Her entrepreneurial accomplishments aside—in 2018 she also set up Volta Circle, a fund that invests exclusively in sustainable start-up businesses—Suchitra, who married Aloke in 1982, is the doting mother of daughter Aradhana Sharma and sons Yashovardhan and Anuj. Given her work ethic and approach to life, it comes as no surprise to learn that the three key things she tries to inculcate in her children are integrity or ethics, discipline and the simplicity of a humble life. “I think these are values that will drive you forward,” she says. “And I always remind my children to never wear their names on their sleeve or flaunt their good fortune.” Her sense of duty to society is something that has been passed on and her offspring are all active in the company’s philanthropic endeavours. “In fact, Yashovardhan is the recycling chief officer,” she smiles. “We have been doing recycling for a long time but if the family doesn’t put its weight behind it, we are not going to reach the momentum that we desire.”
Why is it so important for her and her family to give back? “There has to be a reason to our existence—a raison d’etre,” the 55-year-old smiles. “There’s only so much that we can use individually, so why not give at least some of what you don’t need back to society. I think it is important to make a positive impact wherever you can for the time that you are on earth.” Suchitra is very aware of the perpetual problems that plague our world but she admits an issue that gets to her the most is the oppression of women. “This is something that truly boils my blood,” she says. “Frankly sometimes I feel quite powerless about it. I just wish we could see more pro-activeness and a stronger stand in this regard, particular in places like India.”
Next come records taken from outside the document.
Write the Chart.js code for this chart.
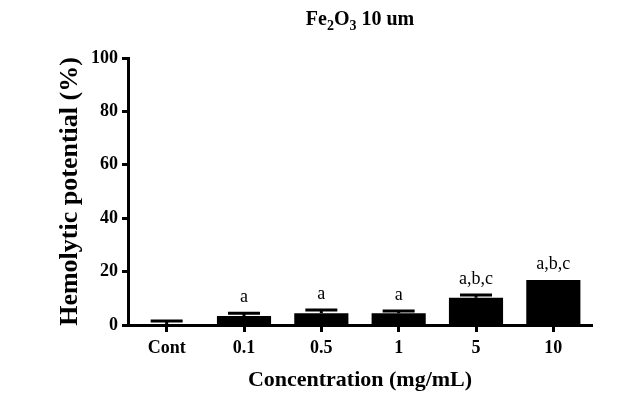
<!DOCTYPE html>
<html>
<head>
<meta charset="utf-8">
<script src="https://cdn.jsdelivr.net/npm/chart.js@4.4.0/dist/chart.umd.min.js"></script>
<style>
  body { margin: 0; background: #fff; }
  #wrap { width: 641px; height: 420px; }
</style>
</head>
<body>
<div id="wrap"><canvas id="hemoChart"></canvas></div>
<script>
const categories = ['Cont', '0.1', '0.5', '1', '5', '10'];
const means = [0.3, 3.4, 4.4, 4.4, 10.2, 16.9];
const errors = [1.2, 1.0, 1.2, 0.8, 1.0, 0];
const sigLabels = ['', 'a', 'a', 'a', 'a,b,c', 'a,b,c'];
const yTicks = [0, 20, 40, 60, 80, 100];

const serif = '"Liberation Serif", "Times New Roman", serif';

// error bars + significance letters
const errorBars = {
    id: 'errorBars',
    afterDatasetsDraw(chart) {
        const ctx = chart.ctx;
        const yScale = chart.scales.y;
        const meta = chart.getDatasetMeta(0);
        ctx.save();
        ctx.strokeStyle = '#000';
        ctx.lineWidth = 3;
        meta.data.forEach((bar, i) => {
            const yTop = yScale.getPixelForValue(means[i] + errors[i]);
            const yBase = yScale.getPixelForValue(means[i]);
            if (errors[i] > 0) {
                ctx.beginPath();
                ctx.moveTo(bar.x, yBase);
                ctx.lineTo(bar.x, yTop);
                ctx.moveTo(bar.x - 16, yTop);
                ctx.lineTo(bar.x + 16, yTop);
                ctx.stroke();
            }
            if (sigLabels[i]) {
                ctx.fillStyle = '#000';
                ctx.font = '18px ' + serif;
                ctx.textAlign = 'center';
                ctx.textBaseline = 'middle';
                ctx.fillText(sigLabels[i], bar.x, yTop - 16);
            }
        });
        ctx.restore();
    }
};

// titles drawn by hand (subscripts in the main title)
const titles = {
    id: 'titles',
    afterDraw(chart) {
        const ctx = chart.ctx;
        const area = chart.chartArea;
        const cx = (area.left + area.right) / 2;
        ctx.save();
        ctx.fillStyle = '#000';
        ctx.textBaseline = 'alphabetic';
        ctx.textAlign = 'left';

        const big = 'bold 20px ' + serif;
        const small = 'bold 14px ' + serif;
        const parts = [['Fe', big, 0], ['2', small, 5], ['O', big, 0], ['3', small, 5], [' 10 um', big, 0]];
        let total = 0;
        parts.forEach(p => { ctx.font = p[1]; total += ctx.measureText(p[0]).width; });
        let x = cx - total / 2;
        parts.forEach(p => {
            ctx.font = p[1];
            ctx.fillText(p[0], x, 25 + p[2]);
            x += ctx.measureText(p[0]).width;
        });

        ctx.textAlign = 'center';
        ctx.textBaseline = 'middle';
        ctx.font = 'bold 22px ' + serif;
        ctx.fillText('Concentration (mg/mL)', cx, 380);

        ctx.translate(70, (area.top + area.bottom) / 2);
        ctx.rotate(-Math.PI / 2);
        ctx.font = 'bold 26px ' + serif;
        ctx.fillText('Hemolytic potential (%)', 0, 0);
        ctx.restore();
    }
};

new Chart(document.getElementById('hemoChart'), {
    type: 'bar',
    data: {
        labels: categories,
        datasets: [{
            data: means,
            backgroundColor: '#000',
            borderWidth: 0,
            barPercentage: 0.7,
            categoryPercentage: 1.0
        }]
    },
    options: {
        responsive: true,
        maintainAspectRatio: false,
        animation: false,
        layout: { padding: { top: 58, right: 49, left: 0, bottom: 0 } },
        plugins: {
            legend: { display: false },
            tooltip: { enabled: false }
        },
        scales: {
            x: {
                offset: true,
                border: { display: true, color: '#000', width: 3 },
                grid: { drawOnChartArea: false, drawTicks: true, tickLength: 7, tickWidth: 3, tickColor: '#000', offset: false },
                ticks: { color: '#000', font: { family: serif, size: 18, weight: 'bold' }, padding: 6, maxRotation: 0 },
                afterFit(scale) { scale.height = 95; }
            },
            y: {
                min: 0,
                max: 100,
                afterBuildTicks(scale) { scale.ticks = yTicks.map(v => ({ value: v })); },
                border: { display: true, color: '#000', width: 3 },
                grid: { drawOnChartArea: false, drawTicks: true, tickLength: 6, tickWidth: 3, tickColor: '#000' },
                ticks: { color: '#000', font: { family: serif, size: 18, weight: 'bold' }, padding: 4 },
                afterFit(scale) { scale.width = 128; }
            }
        }
    },
    plugins: [errorBars, titles]
});
</script>
</body>
</html>
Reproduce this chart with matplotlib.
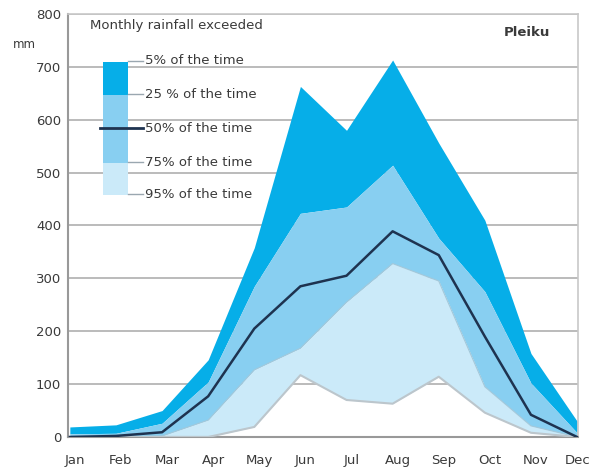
import matplotlib
matplotlib.use("Agg")
import matplotlib.pyplot as plt
from matplotlib.patches import Rectangle
from matplotlib.lines import Line2D
from matplotlib.transforms import ScaledTranslation

plt.rcParams['font.family'] = ['DejaVu Sans']

months = ["Jan", "Feb", "Mar", "Apr", "May", "Jun",
          "Jul", "Aug", "Sep", "Oct", "Nov", "Dec"]

# Monthly rainfall (mm) exceeded a given share of the time
p5 = [19, 23, 50, 146, 358, 663, 580, 713, 556, 410, 158, 30]
p25 = [6, 7, 26, 104, 285, 423, 435, 514, 376, 275, 102, 8]
p50 = [0, 2, 9, 77, 205, 285, 305, 389, 344, 190, 42, 0]
p75 = [0, 0, 2, 32, 127, 168, 255, 328, 295, 95, 21, 0]
p95 = [0, 0, 0, 0, 19, 117, 70, 63, 114, 46, 8, 0]

y_ticks = [0, 100, 200, 300, 400, 500, 600, 700, 800]
station = "Pleiku"
legend_title = "Monthly rainfall exceeded"
legend_labels = ["5% of the time", "25 % of the time", "50% of the time",
                 "75% of the time", "95% of the time"]

c_top = "#06AEE8"
c_mid = "#88CFF1"
c_low = "#CBEAF9"
c_navy = "#1E3350"
c_grey_line = "#BCC6CC"
c_text = "#3A3A3A"
c_grid = "#B5B5B5"
fs = 9.5

W, H = 597, 470
fig = plt.figure(figsize=(W / 100, H / 100), dpi=100)
ax = fig.add_axes([68 / W, (H - 437) / H, (578 - 68) / W, (437 - 14) / H])

x = list(range(len(months)))
ax.fill_between(x, p25, p5, color=c_top, lw=0, zorder=2)
ax.fill_between(x, p75, p25, color=c_mid, lw=0, zorder=2)
ax.fill_between(x, p95, p75, color=c_low, lw=0, zorder=2)
ax.plot(x, p75, color="#A3C8DA", lw=0.8, zorder=3)
ax.plot(x, p95, color=c_grey_line, lw=1.5, zorder=3)
ax.plot(x, p50, color=c_navy, lw=1.8, zorder=4)

ax.set_xlim(-0.04, 11.02)
ax.set_ylim(0, 800)
ax.set_yticks(y_ticks)
ax.set_yticklabels([str(v) for v in y_ticks])
ax.set_xticks(x)
ax.set_xticklabels(months)
ax.tick_params(length=0, labelsize=fs, colors=c_text, pad=5)
ax.tick_params(axis="x", pad=12)
xlabels = ax.get_xticklabels()
for i, lbl in enumerate(xlabels):
    dx = 1 if i == len(xlabels) - 1 else 5
    lbl.set_transform(lbl.get_transform() +
                      ScaledTranslation(dx / 100, 0, fig.dpi_scale_trans))
ax.yaxis.grid(True, color=c_grid, lw=1.3, zorder=1)
ax.set_axisbelow(True)
for side in ["left", "bottom"]:
    ax.spines[side].set_color("#999999")
    ax.spines[side].set_linewidth(1.5)
for side in ["right", "top"]:
    ax.spines[side].set_color("#C8C8C8")
    ax.spines[side].set_linewidth(1.2)


def px(xp, yp):
    return xp / W, 1 - yp / H


fig.text(*px(550, 33), station, ha="right", va="center",
         fontsize=fs, fontweight="bold", color=c_text)
fig.text(*px(13, 45), "mm", fontsize=8.5, color=c_text, va="center", ha="left")
fig.text(*px(90, 26), legend_title, fontsize=fs, color=c_text, va="center", ha="left")

# Legend colour bar
bar_x0, bar_x1 = 103, 128
segments = [(62, 95, c_top), (95, 163, c_mid), (163, 195, c_low)]
for y0, y1, col in segments:
    xa, ya = px(bar_x0, y1)
    fig.patches.append(Rectangle((xa, ya), (bar_x1 - bar_x0) / W, (y1 - y0) / H,
                                 transform=fig.transFigure, color=col, lw=0))

label_y = [61, 94, 128, 162, 194]
for i, (yy, lab) in enumerate(zip(label_y, legend_labels)):
    if i == 2:
        x0, col, lw = 100, c_navy, 2.0
    else:
        x0, col, lw = bar_x1, "#9AA7B0", 1.0
    xa, ya = px(x0, yy)
    xb, _ = px(143, yy)
    fig.lines.append(Line2D([xa, xb], [ya, ya], transform=fig.transFigure,
                            color=col, lw=lw))
    fig.text(*px(145, yy), lab, fontsize=fs, color=c_text, va="center", ha="left")

fig.savefig("out.png", dpi=100)
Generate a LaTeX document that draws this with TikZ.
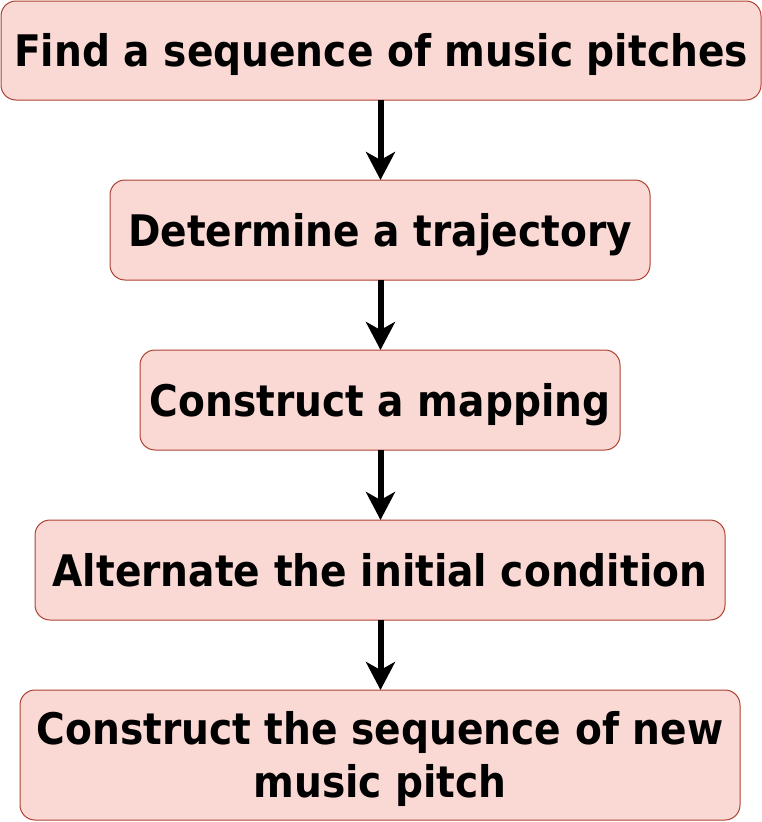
\documentclass[tikz,border=0pt]{standalone}
\usepackage{fontspec}
\setmainfont{DejaVu Sans Condensed}
\usetikzlibrary{arrows.meta}
\definecolor{boxfill}{HTML}{FAD9D5}
\definecolor{boxline}{HTML}{AE4132}
\begin{document}
\begin{tikzpicture}[x=1pt,y=-1pt,
  stepbox/.style={draw=boxline, fill=boxfill, line width=1pt, rounded corners=15pt},
  lbl/.style={font=\fontsize{43.5}{53}\selectfont\bfseries, align=center, inner sep=0pt, anchor=base},
  flow/.style={line width=6pt, -{Stealth[length=28pt,width=29pt,inset=8pt]}}]
\useasboundingbox (0,0) rectangle (762,822);
\draw[stepbox] (1,1) rectangle (761,100);
\draw[stepbox] (110,180) rectangle (650,280);
\draw[stepbox] (140,350) rectangle (620,450);
\draw[stepbox] (35,520) rectangle (725,620);
\draw[stepbox] (20,690) rectangle (740,820);
\node[lbl] (a) at (381,66.5) {Find a sequence of music pitches};
\node[lbl] (b) at (380,246) {Determine a trajectory};
\node[lbl] (c) at (380,416) {Construct a mapping};
\node[lbl] (d) at (380,586) {Alternate the initial condition};
\node[lbl] (e) at (380,797) {Construct the sequence of new\\music pitch};
\coordinate (a1) at (380.5,100);
\coordinate (b0) at (380.5,180);
\coordinate (b1) at (380.5,280);
\coordinate (c0) at (380.5,350);
\coordinate (c1) at (380.5,450);
\coordinate (d0) at (380.5,520);
\coordinate (d1) at (380.5,620);
\coordinate (e0) at (380.5,690);
\draw[flow] (a1) -- (b0);
\draw[flow] (b1) -- (c0);
\draw[flow] (c1) -- (d0);
\draw[flow] (d1) -- (e0);
\end{tikzpicture}
\end{document}
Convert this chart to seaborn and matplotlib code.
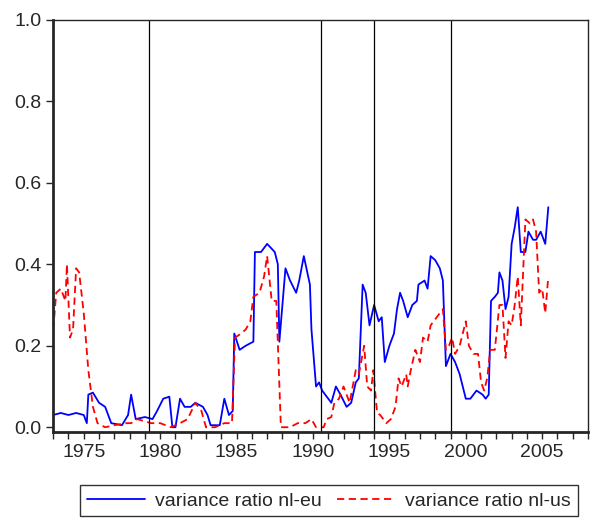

As a matriarch in a family’s business empire, Suchitra confesses that occasionally the line between work and home becomes blurry. “We always talk about work at home, which can annoy the kids a bit,” she laughs, adding, “Even family vacations are often combined with business trips, although once a year we try to have a ski trip purely for leisure.” The matriarch tag is appropriate too because Suchitra isn’t only a mother to her family but to the conglomerate she and her husband have built. Employees are treated with the kind of care one doesn’t find in many offices. “As a family, our multi-generational legacy has always been to look after people. These are shared values that have gone into the family as well as the foundation and our workplace. We think people are key. All our growth can be attributed to our people. We would not have made it through this pandemic without our front-line workers, who kept our plants going during trying times.”
Looking ahead, she is not ready to let go of the reins just yet. In fact, the idea of retirement has never crossed her mind. Suchitra intends to keep nurturing the family business for as long as she can while doing her part as an altruistic member of society. She also loves to learn new things and confesses to having a thirst for continual personal growth, which is why she has completed an owner-president management programme at Harvard Business School and courses at IMD Business School in Lausanne, Switzerland. This is one astute lady who is leading by example.